October 2, 2012

Jesus is Baptized (Matthew 3 - P8)

Our reading today is Matthew 3: 13 - 17.  As you read, don't forget the scene and the activity described in verses 1 - 12 of chapter 3.

In chapters 1 and 2 of Matthew, we see Matthew describing Jesus as the Messiah ... and the King.  Then John begins announcing that the kingdom of heaven (the kingdom of God) is near.  OK ... we have a kingdom ... but where is its king?  "Then Jesus came from Galilee to the Jordan to be baptized by John."

John didn't want to, did he.  He thought it should be the other way around.  Jesus should baptize him.  But Jesus confirms that this is the right thing to do.  So John relents.  We have learned that John's baptism was one of repentance ... one of preparation.  So why did Jesus ... sinless Son of God ... submit to this baptism?

I want you to hear what William Barclay says on the subject in his commentary on Matthew.  The quotation is lengthy ... but well worth the read:

From the earliest times, thinkers were puzzled by the fact that Jesus submitted to be baptized.  But there were reasons, and good reasons, why he did.

          1.  For thirty years, Jesus had waited in Nazareth, faithfully performing the simple duties of the home and of the carpenter's shop.  All the time, he knew that a world was waiting for him.  All the time, he grew increasingly conscious of his waiting task.  The success of any undertaking is determined by the wisdom with which the moment to embark upon it is chosen.  Jesus must have waited for the hour to strike, for the moment to come, for the summons to sound.  And when John emerged, Jesus knew that the time had arrived.

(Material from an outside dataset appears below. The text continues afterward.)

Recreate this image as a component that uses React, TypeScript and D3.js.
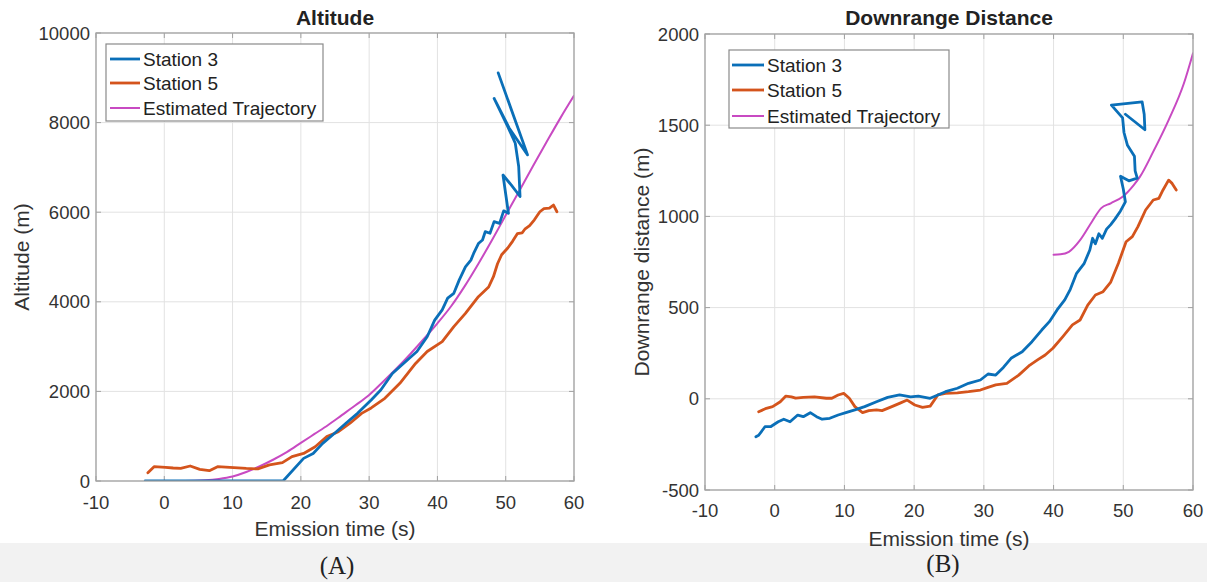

          2.  Why should that be so?  There was one very simple and very vital reason.  It is the fact that never in all history before this had any Jew submitted to being baptized.  They Jews knew and used baptism, but only for converts who came into Judaism from some other faith.  It was natural that sin-stained, polluted converts should be baptized; but the Jews had never conceived that they, the chosen people, children of Abraham, assured of God's salvation, could ever need baptism.  Baptism was for sinners, and the Jews never conceived of themselves as sinners shut out from God.  Now, for the first time in their national history, they became aware of their own sin and their own urgent need of God.  Never before had there been such a unique national movement of penitence and of search for God.

This was the very moment for which Jesus had been waiting.  Men and women were conscious of their sin and conscious of their need of God as never before.  This was his opportunity, and in his baptism he identified himself with those he came to save, in the hour of their new consciousness of their sin, and of their search for God.

And we see Jesus coming to John and saying in essence, "Baptize me as well ... I am one of you."

And God applauds and opens the heavens!

It is time ... let the work to restore mankind back into fellowship with God begin.  And with this baptism ... that work began.  The kingdom of God is, indeed, very near!